### The problem
Give back only the lines from the one that contains "Convert this chart to matplotlib code." through the one that contains "fig.savefig('out.png', dpi=100)", word for word and without images.

╭─ Given information

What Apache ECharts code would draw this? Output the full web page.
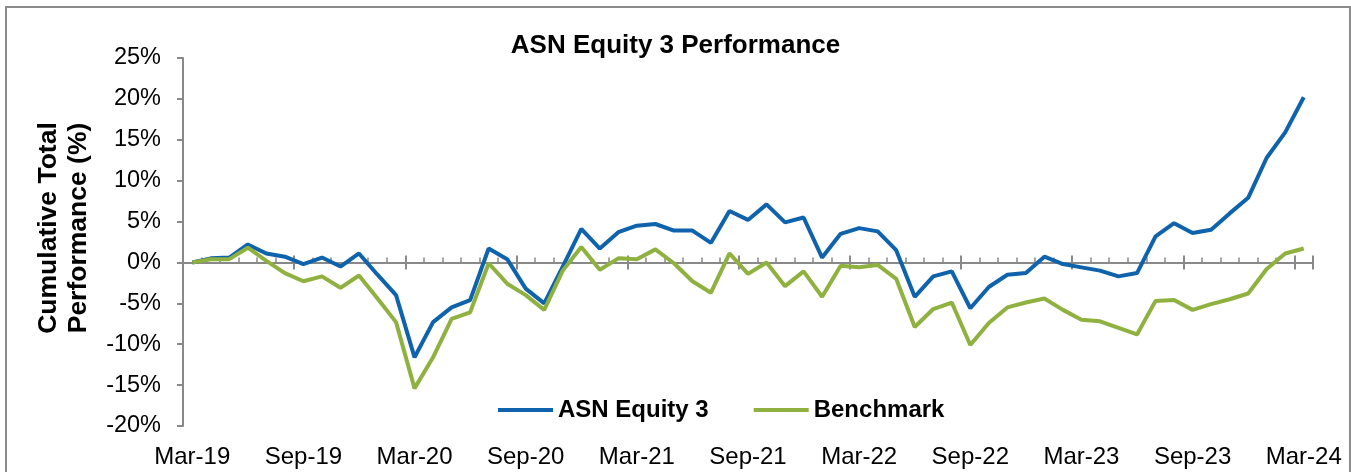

╰─
╭─ Given information

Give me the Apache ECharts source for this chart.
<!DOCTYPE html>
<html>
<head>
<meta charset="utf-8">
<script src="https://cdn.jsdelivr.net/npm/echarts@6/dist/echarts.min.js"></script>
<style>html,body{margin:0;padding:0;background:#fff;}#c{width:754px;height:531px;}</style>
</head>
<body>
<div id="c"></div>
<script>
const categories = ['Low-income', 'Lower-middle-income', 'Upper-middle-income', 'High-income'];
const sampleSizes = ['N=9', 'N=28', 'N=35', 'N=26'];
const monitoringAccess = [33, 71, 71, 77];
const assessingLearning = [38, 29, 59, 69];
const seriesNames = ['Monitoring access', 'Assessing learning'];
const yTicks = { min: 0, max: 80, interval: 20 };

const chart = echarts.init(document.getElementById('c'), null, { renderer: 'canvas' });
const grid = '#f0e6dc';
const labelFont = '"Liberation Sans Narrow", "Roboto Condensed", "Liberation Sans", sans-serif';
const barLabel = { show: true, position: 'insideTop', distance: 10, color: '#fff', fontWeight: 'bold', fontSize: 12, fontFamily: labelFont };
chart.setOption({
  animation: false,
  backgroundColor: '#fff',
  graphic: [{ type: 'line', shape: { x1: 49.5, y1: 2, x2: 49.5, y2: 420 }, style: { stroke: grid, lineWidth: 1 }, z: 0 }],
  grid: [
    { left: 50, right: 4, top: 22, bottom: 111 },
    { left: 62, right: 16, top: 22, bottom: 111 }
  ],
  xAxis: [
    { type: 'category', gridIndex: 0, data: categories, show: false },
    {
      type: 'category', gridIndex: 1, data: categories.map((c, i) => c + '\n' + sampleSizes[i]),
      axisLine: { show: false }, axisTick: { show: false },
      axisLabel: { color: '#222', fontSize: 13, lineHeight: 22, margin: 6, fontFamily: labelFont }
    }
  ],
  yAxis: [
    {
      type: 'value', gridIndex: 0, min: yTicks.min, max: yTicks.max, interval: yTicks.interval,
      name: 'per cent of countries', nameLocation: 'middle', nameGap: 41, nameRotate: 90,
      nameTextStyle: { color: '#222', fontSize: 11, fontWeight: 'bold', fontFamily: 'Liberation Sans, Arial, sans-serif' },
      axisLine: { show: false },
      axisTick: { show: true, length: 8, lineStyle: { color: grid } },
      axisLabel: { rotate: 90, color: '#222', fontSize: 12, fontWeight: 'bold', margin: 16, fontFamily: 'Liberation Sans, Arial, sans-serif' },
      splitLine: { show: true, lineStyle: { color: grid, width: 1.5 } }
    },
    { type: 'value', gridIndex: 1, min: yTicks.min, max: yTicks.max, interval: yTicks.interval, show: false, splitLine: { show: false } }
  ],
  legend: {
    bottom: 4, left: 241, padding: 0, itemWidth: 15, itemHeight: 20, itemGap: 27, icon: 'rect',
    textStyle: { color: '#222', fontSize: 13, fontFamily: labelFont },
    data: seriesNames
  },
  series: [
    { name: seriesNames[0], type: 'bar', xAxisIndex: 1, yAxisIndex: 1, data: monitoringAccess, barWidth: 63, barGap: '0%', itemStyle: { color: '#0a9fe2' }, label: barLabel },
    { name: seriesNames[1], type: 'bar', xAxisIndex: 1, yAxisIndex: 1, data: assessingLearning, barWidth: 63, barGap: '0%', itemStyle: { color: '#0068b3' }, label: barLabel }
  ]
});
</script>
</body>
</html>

╰─
╭─ Given information

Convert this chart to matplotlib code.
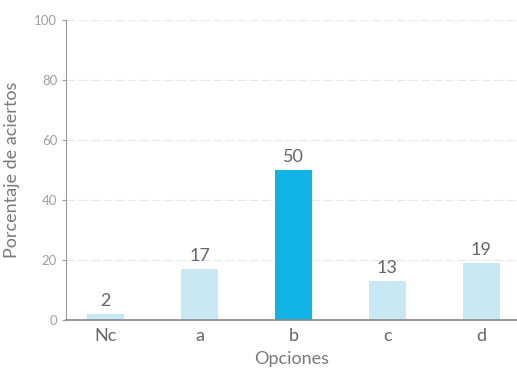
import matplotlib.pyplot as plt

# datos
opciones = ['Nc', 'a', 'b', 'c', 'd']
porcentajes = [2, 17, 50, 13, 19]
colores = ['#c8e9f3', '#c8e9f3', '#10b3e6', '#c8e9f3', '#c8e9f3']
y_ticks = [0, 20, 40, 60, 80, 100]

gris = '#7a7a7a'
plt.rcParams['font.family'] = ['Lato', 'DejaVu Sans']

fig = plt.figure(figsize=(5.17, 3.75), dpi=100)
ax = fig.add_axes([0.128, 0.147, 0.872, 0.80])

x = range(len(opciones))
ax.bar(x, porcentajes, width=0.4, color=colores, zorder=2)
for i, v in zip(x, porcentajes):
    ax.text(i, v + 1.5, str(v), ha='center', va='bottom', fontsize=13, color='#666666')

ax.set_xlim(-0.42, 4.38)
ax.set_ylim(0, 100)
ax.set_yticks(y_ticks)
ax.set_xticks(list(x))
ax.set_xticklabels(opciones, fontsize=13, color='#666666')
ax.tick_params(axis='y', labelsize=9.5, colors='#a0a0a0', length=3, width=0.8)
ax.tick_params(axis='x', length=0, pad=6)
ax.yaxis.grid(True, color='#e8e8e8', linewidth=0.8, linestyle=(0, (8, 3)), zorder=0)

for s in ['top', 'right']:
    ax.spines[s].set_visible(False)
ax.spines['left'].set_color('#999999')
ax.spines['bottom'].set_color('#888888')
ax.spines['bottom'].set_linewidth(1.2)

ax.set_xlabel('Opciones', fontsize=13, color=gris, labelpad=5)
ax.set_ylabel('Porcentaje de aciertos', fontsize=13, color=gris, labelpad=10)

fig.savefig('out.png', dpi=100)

╰─

### Result below
Convert this chart to matplotlib code.
import matplotlib.pyplot as plt

# datos
opciones = ['Nc', 'a', 'b', 'c', 'd']
porcentajes = [2, 17, 50, 13, 19]
colores = ['#c8e9f3', '#c8e9f3', '#10b3e6', '#c8e9f3', '#c8e9f3']
y_ticks = [0, 20, 40, 60, 80, 100]

gris = '#7a7a7a'
plt.rcParams['font.family'] = ['Lato', 'DejaVu Sans']

fig = plt.figure(figsize=(5.17, 3.75), dpi=100)
ax = fig.add_axes([0.128, 0.147, 0.872, 0.80])

x = range(len(opciones))
ax.bar(x, porcentajes, width=0.4, color=colores, zorder=2)
for i, v in zip(x, porcentajes):
    ax.text(i, v + 1.5, str(v), ha='center', va='bottom', fontsize=13, color='#666666')

ax.set_xlim(-0.42, 4.38)
ax.set_ylim(0, 100)
ax.set_yticks(y_ticks)
ax.set_xticks(list(x))
ax.set_xticklabels(opciones, fontsize=13, color='#666666')
ax.tick_params(axis='y', labelsize=9.5, colors='#a0a0a0', length=3, width=0.8)
ax.tick_params(axis='x', length=0, pad=6)
ax.yaxis.grid(True, color='#e8e8e8', linewidth=0.8, linestyle=(0, (8, 3)), zorder=0)

for s in ['top', 'right']:
    ax.spines[s].set_visible(False)
ax.spines['left'].set_color('#999999')
ax.spines['bottom'].set_color('#888888')
ax.spines['bottom'].set_linewidth(1.2)

ax.set_xlabel('Opciones', fontsize=13, color=gris, labelpad=5)
ax.set_ylabel('Porcentaje de aciertos', fontsize=13, color=gris, labelpad=10)

fig.savefig('out.png', dpi=100)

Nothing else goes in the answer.